Besides beds, the organization also tries to provide couches, chairs, tables, silverware, baby beds, car seats and strollers and other furnishings.

Steele said the group also has clothing for men and children, as well as toys and DVDs that they give to dads in need. During the 2019 Christmas season, they distributed some Christmas trees, children's gifts and small kitchen appliances like slow cookers.

Steele started Furnishing Fatherhood in December 2018 and she estimates her group of about a dozen volunteers has helped about 35 dads and 120 children since then.

One of those fathers was Allen Shaw of Oklahoma City.

He said an out-of-state advocacy group for dads told him about Steele and Furnishing Fatherhood through Facebook. He said he has four children and he needed help, but couldn't find it.

"They told me to look her up personally and I looked her up and called her. I said this can't be real. DHS doesn't reach out this fast. Nothing reaches out this fast," Shaw said.

He said he is currently married but he got help from Steele's organization when he was a single father with few resources. Furnishing Fatherhood provided him with a vacuum cleaner and other supplies for his house.

"Meeting people that are down to Earth and willing to help -- I love it," Shaw said.

Seeing a need

Steele said part of her mission is to let men know that it's OK to ask for help.

She said she started Furnishing Fatherhood after she joined the National Guard and met many men who were non-custodial fathers. Steele said she listened to their stories and realized that she might be able to help.
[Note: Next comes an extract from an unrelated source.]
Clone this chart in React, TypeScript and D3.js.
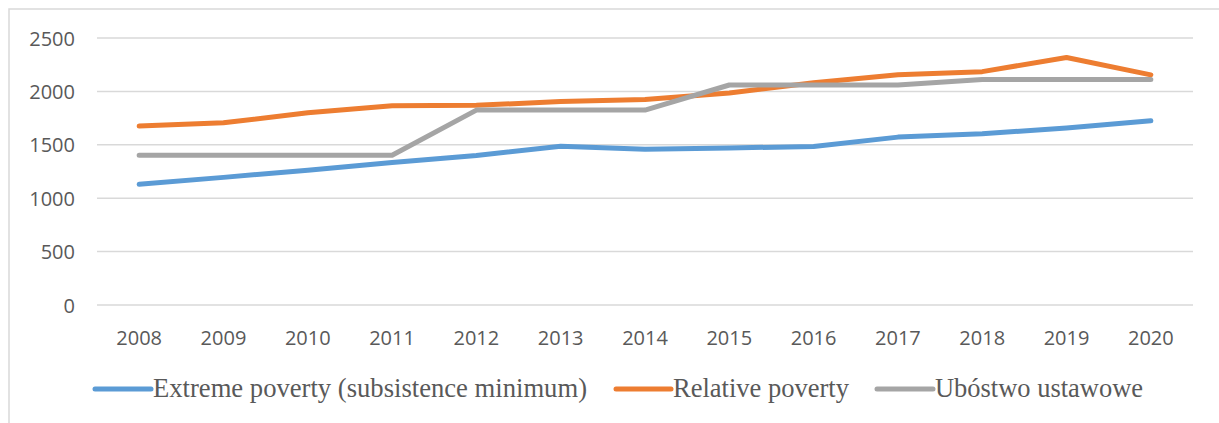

The idea came to fruition when a father heard about her plans and reached out to her on Facebook. Divorced, he was anticipating his children's weekend visits but he needed some household items. Steele said she gathered some of the necessary items and gave them to the dad.

She said he got very emotional when he realized he had all he needed.

"Turned out, he didn't have anything. He didn't have beds. He didn't have dishes," she said.

The relatively new organization fits in with another group Steele is part of, the Shared Parenting Network.

She said she and her ex-husband are co-parenting their two sons and she knows firsthand that a child is helped when a parent receives support that ultimately helps them become better at parenting.

There are plenty of other parents who feel the same way.

Steele said parents are often the biggest donors to Furnishing Fatherhood, particularly men who have received help from the organization.

"They usually donate and say 'I know what that feels like,'" she said.

Partnering to help dads

Gerald Scott is one of the people Steele has reached out to in recent weeks. She said she is trying to get to know other people who are part of a coalition informally called the "fatherhood movement."

Steele said she hopes to learn from them and to see if Furnishing Fatherhood can be of some help to them and the fathers they support.

Scott has been involved in the movement to help fathers in a variety of ways. He is an educator with True Dads, an organization that helps equip dads with effective parenting skills.

In the past, Scott has worked with non-custodial fathers at the Carver Center halfway house and he is a former permanency planning worker with the Oklahoma Department of Human Services, where he worked to ensure children in DHS custody had safe shelter, attended school and had access to necessary resources.

Scott is currently founding executive director of Services That Assist and Redeem. The faith-based nonprofit known as STARR works with male felons who have had substance abuse issues, offering them life skill programs and other assistance.

Scott said he sees a need for Steele's group, having worked with fathers and families over the years.

"We see her as a very strong potential partner," he said. "We love her resourcefulness. We love that she cares. We love that she's philanthropic."

Scott said he has recommended that Steele make sure she has a strong vetting system in place to ensure that men receiving her organization's support are not already in some type of program being helped. He said it's important not to undermine protocols already in place, possibly because of something a father may have done to get himself in a less than positive situation.

"There should be balance. Sometimes, it's because of poor choices and bad decisions that have been made. I think there needs to be an assessment that needs to be done rather than giving you carte blanche support if you are abandoning your children," he said.

"The assessment piece is the best way to capture the real-time issues: Are they involved in any legal cases? Do they have a case manager and could you be inadvertently sabotaging a plan or system that is already in place?"

Steele said the issue of assessment was brought up last year by a domestic violence organization that found out about Furnishing Fatherhood through social media. She said the group's representatives were concerned that Furnishing Fatherhood might be helping men who are abusers.

Steele said Furnishing Fatherhood does not condone domestic violence. She said she uses public records in her assessment process to see if there is some information there to glean about dads who seek out the help of Furnishing Fatherhood.

Steele said if the court system has determined that a father may have visitation of his children, especially overnight visits at his home, she sees no reason not to help him in his parenting role.

Ultimately, "supporting the parent is supporting the child," she said.